Reports today revealed that carbon dating of a large (but not the largest) Shining Gum from a freshly cut stump from Brown Mountain in East Gippsland revealed the tree to be between 500 and 600 years old. Victorian Greens MP Sue Pennicuik makes the case for Brown Mountain on YouTube , an area previously dedicated for tourism with planned nature trails. It is now scheduled for logging by VicForests.
These trees on the slope of Brown Mountain, in a catchment that drains to the Snowy River estuary, have not burned for 200 years despite being subjected to repeated fire threats. If the hype surrounding the recent bushfires is to be believed they should have “gone up” long ago.
The resistance of these old forests to fire is highlighted in recent burns. Remnant old Tasmanian Blue Gum forest on Wilson’s Promontory deflected major fires as they have down five or more times in the last century. These and even younger forest get wetter with age and “absorb” lightening strikes, increasingly restricting the fires they generate to the tree hit. Being the tallest forests and most likely to be hit by lightning. If they did not become less flammable over time, 500-600 years at least as we now know, they would not exist.
This 100 tonne Brown Mountain monster was still very healthy and growing when it was cut. However, the rich soils these trees grow in are sort after by forestry managers and the forest industry for crops of young forests — all for a pulp industry with an economically uncertain future. Forests like these are now threatened not only by Victorian Government through VicForests but by the rampant fuel reduction burning now being driven by the Department of Sustainability and Environment (DSE).
After the January 7th the forest industry and others blamed the lack of fuel reduction burning for these fires. As forester Andrew Campbell states : “Claims that more broadscale fuel reduction burning in Victoria’s forests would have prevented these fires and the horrendous loss of life are nonsense.”
In the same paper he quotes reputable scientists pointing out the forests around Marysville and Kinglake had been subjected to regular fuel reduction burning.
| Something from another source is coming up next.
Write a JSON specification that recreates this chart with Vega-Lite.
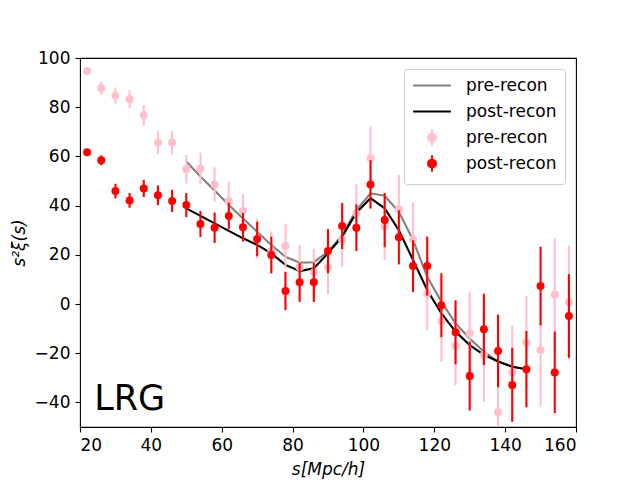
{
  "$schema": "https://vega.github.io/schema/vega-lite/v6.json",
  "width": 496,
  "height": 369,
  "autosize": {"type": "none"},
  "padding": {"left": 80, "top": 58, "right": 64, "bottom": 53},
  "config": {
    "font": "DejaVu Sans",
    "view": {"stroke": "black", "strokeWidth": 1.1}
  },
  "datasets": {
    "model": [
      {"s": 50, "xi": 57.9, "key": "line pre"}, {"s": 54, "xi": 51.8, "key": "line pre"},
      {"s": 58, "xi": 46.1, "key": "line pre"}, {"s": 62, "xi": 40.2, "key": "line pre"},
      {"s": 66, "xi": 34.8, "key": "line pre"}, {"s": 70, "xi": 29.4, "key": "line pre"},
      {"s": 74, "xi": 24.0, "key": "line pre"}, {"s": 78, "xi": 19.2, "key": "line pre"},
      {"s": 82, "xi": 16.8, "key": "line pre"}, {"s": 86, "xi": 17.0, "key": "line pre"},
      {"s": 90, "xi": 21.3, "key": "line pre"}, {"s": 94, "xi": 28.0, "key": "line pre"},
      {"s": 98, "xi": 38.2, "key": "line pre"}, {"s": 102, "xi": 45.0, "key": "line pre"},
      {"s": 106, "xi": 44.0, "key": "line pre"}, {"s": 110, "xi": 37.5, "key": "line pre"},
      {"s": 114, "xi": 26.0, "key": "line pre"}, {"s": 118, "xi": 11.1, "key": "line pre"},
      {"s": 122, "xi": 0.9, "key": "line pre"}, {"s": 126, "xi": -7.9, "key": "line pre"},
      {"s": 130, "xi": -14.0, "key": "line pre"}, {"s": 134, "xi": -19.4, "key": "line pre"},
      {"s": 138, "xi": -23.4, "key": "line pre"}, {"s": 142, "xi": -25.5, "key": "line pre"},
      {"s": 146, "xi": -26.5, "key": "line pre"},
      {"s": 50, "xi": 38.9, "key": "line post"}, {"s": 54, "xi": 35.8, "key": "line post"},
      {"s": 58, "xi": 32.8, "key": "line post"}, {"s": 62, "xi": 29.7, "key": "line post"},
      {"s": 66, "xi": 26.7, "key": "line post"}, {"s": 70, "xi": 24.0, "key": "line post"},
      {"s": 74, "xi": 20.6, "key": "line post"}, {"s": 78, "xi": 15.9, "key": "line post"},
      {"s": 82, "xi": 13.4, "key": "line post"}, {"s": 86, "xi": 14.5, "key": "line post"},
      {"s": 90, "xi": 20.6, "key": "line post"}, {"s": 94, "xi": 27.4, "key": "line post"},
      {"s": 98, "xi": 37.1, "key": "line post"}, {"s": 102, "xi": 43.0, "key": "line post"},
      {"s": 106, "xi": 38.9, "key": "line post"}, {"s": 110, "xi": 30.0, "key": "line post"},
      {"s": 114, "xi": 17.9, "key": "line post"}, {"s": 118, "xi": 5.7, "key": "line post"},
      {"s": 122, "xi": -3.8, "key": "line post"}, {"s": 126, "xi": -11.2, "key": "line post"},
      {"s": 130, "xi": -16.7, "key": "line post"}, {"s": 134, "xi": -20.7, "key": "line post"},
      {"s": 138, "xi": -23.4, "key": "line post"}, {"s": 142, "xi": -25.5, "key": "line post"},
      {"s": 146, "xi": -26.5, "key": "line post"}
    ],
    "meas": [
      {"s": 22, "xi": 94.7, "err": 1.5, "key": "pt pre"}, {"s": 26, "xi": 87.7, "err": 2.6, "key": "pt pre"},
      {"s": 30, "xi": 84.7, "err": 3.3, "key": "pt pre"}, {"s": 34, "xi": 83.2, "err": 3.7, "key": "pt pre"},
      {"s": 38, "xi": 76.7, "err": 4.2, "key": "pt pre"}, {"s": 42, "xi": 65.7, "err": 4.7, "key": "pt pre"},
      {"s": 46, "xi": 65.6, "err": 4.7, "key": "pt pre"}, {"s": 50, "xi": 54.8, "err": 5.8, "key": "pt pre"},
      {"s": 54, "xi": 55.1, "err": 6.4, "key": "pt pre"}, {"s": 58, "xi": 48.6, "err": 7.0, "key": "pt pre"},
      {"s": 62, "xi": 41.9, "err": 7.7, "key": "pt pre"}, {"s": 66, "xi": 37.8, "err": 7.1, "key": "pt pre"},
      {"s": 70, "xi": 26.5, "err": 8.0, "key": "pt pre"}, {"s": 74, "xi": 21.5, "err": 8.0, "key": "pt pre"},
      {"s": 78, "xi": 23.6, "err": 9.0, "key": "pt pre"}, {"s": 82, "xi": 14.9, "err": 9.0, "key": "pt pre"},
      {"s": 86, "xi": 12.9, "err": 9.5, "key": "pt pre"}, {"s": 90, "xi": 14.9, "err": 11.0, "key": "pt pre"},
      {"s": 94, "xi": 26.0, "err": 11.0, "key": "pt pre"}, {"s": 98, "xi": 36.9, "err": 11.8, "key": "pt pre"},
      {"s": 102, "xi": 59.2, "err": 13.0, "key": "pt pre"}, {"s": 106, "xi": 31.4, "err": 13.5, "key": "pt pre"},
      {"s": 110, "xi": 38.5, "err": 14.0, "key": "pt pre"}, {"s": 114, "xi": 26.3, "err": 15.0, "key": "pt pre"},
      {"s": 118, "xi": 4.3, "err": 15.0, "key": "pt pre"}, {"s": 122, "xi": -7.0, "err": 16.6, "key": "pt pre"},
      {"s": 126, "xi": -17.0, "err": 16.0, "key": "pt pre"}, {"s": 130, "xi": -11.9, "err": 17.0, "key": "pt pre"},
      {"s": 134, "xi": -20.7, "err": 19.0, "key": "pt pre"}, {"s": 138, "xi": -44.0, "err": 18.0, "key": "pt pre"},
      {"s": 142, "xi": -27.8, "err": 19.0, "key": "pt pre"}, {"s": 146, "xi": -15.6, "err": 19.0, "key": "pt pre"},
      {"s": 150, "xi": -18.7, "err": 23.0, "key": "pt pre"}, {"s": 154, "xi": 3.9, "err": 23.0, "key": "pt pre"},
      {"s": 158, "xi": 0.7, "err": 23.0, "key": "pt pre"},
      {"s": 22, "xi": 61.7, "err": 1.3, "key": "pt post"}, {"s": 26, "xi": 58.4, "err": 2.0, "key": "pt post"},
      {"s": 30, "xi": 45.9, "err": 3.0, "key": "pt post"}, {"s": 34, "xi": 42.1, "err": 3.0, "key": "pt post"},
      {"s": 38, "xi": 47.0, "err": 3.5, "key": "pt post"}, {"s": 42, "xi": 44.2, "err": 4.0, "key": "pt post"},
      {"s": 46, "xi": 41.9, "err": 4.5, "key": "pt post"}, {"s": 50, "xi": 40.2, "err": 4.9, "key": "pt post"},
      {"s": 54, "xi": 32.5, "err": 5.3, "key": "pt post"}, {"s": 58, "xi": 31.0, "err": 6.2, "key": "pt post"},
      {"s": 62, "xi": 35.8, "err": 5.4, "key": "pt post"}, {"s": 66, "xi": 31.2, "err": 5.8, "key": "pt post"},
      {"s": 70, "xi": 26.4, "err": 7.0, "key": "pt post"}, {"s": 74, "xi": 19.9, "err": 7.5, "key": "pt post"},
      {"s": 78, "xi": 5.3, "err": 7.8, "key": "pt post"}, {"s": 82, "xi": 8.8, "err": 8.0, "key": "pt post"},
      {"s": 86, "xi": 8.8, "err": 8.0, "key": "pt post"}, {"s": 90, "xi": 21.5, "err": 9.0, "key": "pt post"},
      {"s": 94, "xi": 31.7, "err": 9.4, "key": "pt post"}, {"s": 98, "xi": 31.0, "err": 9.5, "key": "pt post"},
      {"s": 102, "xi": 48.6, "err": 9.8, "key": "pt post"}, {"s": 106, "xi": 34.1, "err": 11.0, "key": "pt post"},
      {"s": 110, "xi": 27.1, "err": 11.0, "key": "pt post"}, {"s": 114, "xi": 15.4, "err": 10.5, "key": "pt post"},
      {"s": 118, "xi": 15.4, "err": 12.0, "key": "pt post"}, {"s": 122, "xi": -0.5, "err": 13.0, "key": "pt post"},
      {"s": 126, "xi": -11.5, "err": 13.0, "key": "pt post"}, {"s": 130, "xi": -29.3, "err": 14.0, "key": "pt post"},
      {"s": 134, "xi": -10.3, "err": 14.5, "key": "pt post"}, {"s": 138, "xi": -19.1, "err": 14.8, "key": "pt post"},
      {"s": 142, "xi": -32.9, "err": 15.0, "key": "pt post"}, {"s": 146, "xi": -26.5, "err": 15.5, "key": "pt post"},
      {"s": 150, "xi": 7.3, "err": 16.0, "key": "pt post"}, {"s": 154, "xi": -27.8, "err": 16.6, "key": "pt post"},
      {"s": 158, "xi": -4.9, "err": 17.0, "key": "pt post"}
    ],
    "label": [{"s": 24, "xi": -43, "text": "LRG"}]
  },
  "encoding": {
    "x": {
      "field": "s", "type": "quantitative",
      "scale": {"domain": [20, 160], "nice": false, "zero": false},
      "axis": {
        "values": [20, 40, 60, 80, 100, 120, 140, 160],
        "grid": false, "domain": false,
        "tickColor": "black", "tickSize": 5, "tickWidth": 1.1,
        "labelColor": "black", "labelFontSize": 17, "labelFont": "DejaVu Sans", "labelPadding": 5,
        "title": "s[Mpc/h]", "titlePadding": 8,
        "titleColor": "black", "titleFontSize": 17, "titleFont": "DejaVu Sans",
        "titleFontWeight": "normal", "titleFontStyle": "italic"
      }
    },
    "y": {
      "field": "xi", "type": "quantitative",
      "scale": {"domain": [-50, 100], "nice": false, "zero": false},
      "axis": {
        "values": [-40, -20, 0, 20, 40, 60, 80, 100],
        "labelExpr": "replace(datum.label, '-', '\u2212')",
        "grid": false, "domain": false,
        "tickColor": "black", "tickSize": 5, "tickWidth": 1.1,
        "labelColor": "black", "labelFontSize": 17, "labelFont": "DejaVu Sans", "labelPadding": 5,
        "title": "s\u00b2\u03be(s)", "titlePadding": 6,
        "titleColor": "black", "titleFontSize": 17, "titleFont": "DejaVu Sans",
        "titleFontWeight": "normal", "titleFontStyle": "italic"
      }
    }
  },
  "layer": [
    {
      "data": {"name": "model"},
      "mark": {"type": "line", "strokeWidth": 2.1},
      "encoding": {
        "color": {
          "field": "key", "type": "nominal",
          "scale": {"domain": ["line pre", "line post", "pt pre", "pt post"], "range": ["grey", "black", "pink", "red"]},
          "legend": {
            "orient": "none", "legendX": 324, "legendY": 11,
            "title": null, "padding": 8, "cornerRadius": 3,
            "strokeColor": "#cccccc", "fillColor": "white",
            "labelFont": "DejaVu Sans", "labelFontSize": 17, "labelColor": "black",
            "symbolSize": 225, "symbolStrokeWidth": 2, "symbolOffset": 11.5,
            "labelOffset": 25.5, "rowPadding": 1,
            "labelExpr": "indexof(datum.label, 'pre') >= 0 ? 'pre-recon' : 'post-recon'",
            "encode": {
              "symbols": {
                "update": {
                  "shape": {"signal": "indexof(datum.value, 'line') >= 0 ? 'M-2.53,-1.1M-2.53,1.1M-2.53,0H2.53' : 'M0,-1.1V1.1M0.53,0L0.49,0.203L0.375,0.375L0.203,0.49L0,0.53L-0.203,0.49L-0.375,0.375L-0.49,0.203L-0.53,0L-0.49,-0.203L-0.375,-0.375L-0.203,-0.49L0,-0.53L0.203,-0.49L0.375,-0.375L0.49,-0.203Z'"},
                  "fill": {"signal": "indexof(datum.value, 'line') >= 0 ? 'transparent' : scale('color', datum.value)"},
                  "stroke": {"signal": "scale('color', datum.value)"},
                  "strokeWidth": {"value": 2},
                  "size": {"value": 225},
                  "opacity": {"value": 1}
                }
              }
            }
          }
        }
      }
    },
    {
      "data": {"name": "meas"},
      "transform": [{"filter": "datum.key == 'pt pre'"}],
      "mark": {"type": "errorbar", "thickness": 2.1, "clip": true},
      "encoding": {"yError": {"field": "err"}, "color": {"field": "key", "type": "nominal"}}
    },
    {
      "data": {"name": "meas"},
      "transform": [{"filter": "datum.key == 'pt pre'"}],
      "mark": {"type": "point", "filled": true, "opacity": 1, "size": 64, "clip": true},
      "encoding": {"color": {"field": "key", "type": "nominal"}}
    },
    {
      "data": {"name": "meas"},
      "transform": [{"filter": "datum.key == 'pt post'"}],
      "mark": {"type": "errorbar", "thickness": 2.1, "clip": true},
      "encoding": {"yError": {"field": "err"}, "color": {"field": "key", "type": "nominal"}}
    },
    {
      "data": {"name": "meas"},
      "transform": [{"filter": "datum.key == 'pt post'"}],
      "mark": {"type": "point", "filled": true, "opacity": 1, "size": 64, "clip": true},
      "encoding": {"color": {"field": "key", "type": "nominal"}}
    },
    {
      "data": {"name": "label"},
      "mark": {"type": "text", "fontSize": 35, "font": "DejaVu Sans", "color": "black", "align": "left", "baseline": "alphabetic"},
      "encoding": {"text": {"field": "text"}}
    }
  ]
}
Proper and targeted asset protection is not questioned. However fuel reduction burning (in all its forms) dries forests and often leaves behind stands of dead dry solid timber increasing the heat and hazard of subsequent fires. Many areas burned in ’06 and ’07 burned again. The simple notion that if the bush is burned it is less likely to burn is easy to understand – but it could be dangerously wrong. In unburned forests the timber on the forest floor is rotted, though their may be ‘tonnes of it’. Rotten timber is holds moisture and is hard to burn – try it in your own fire place.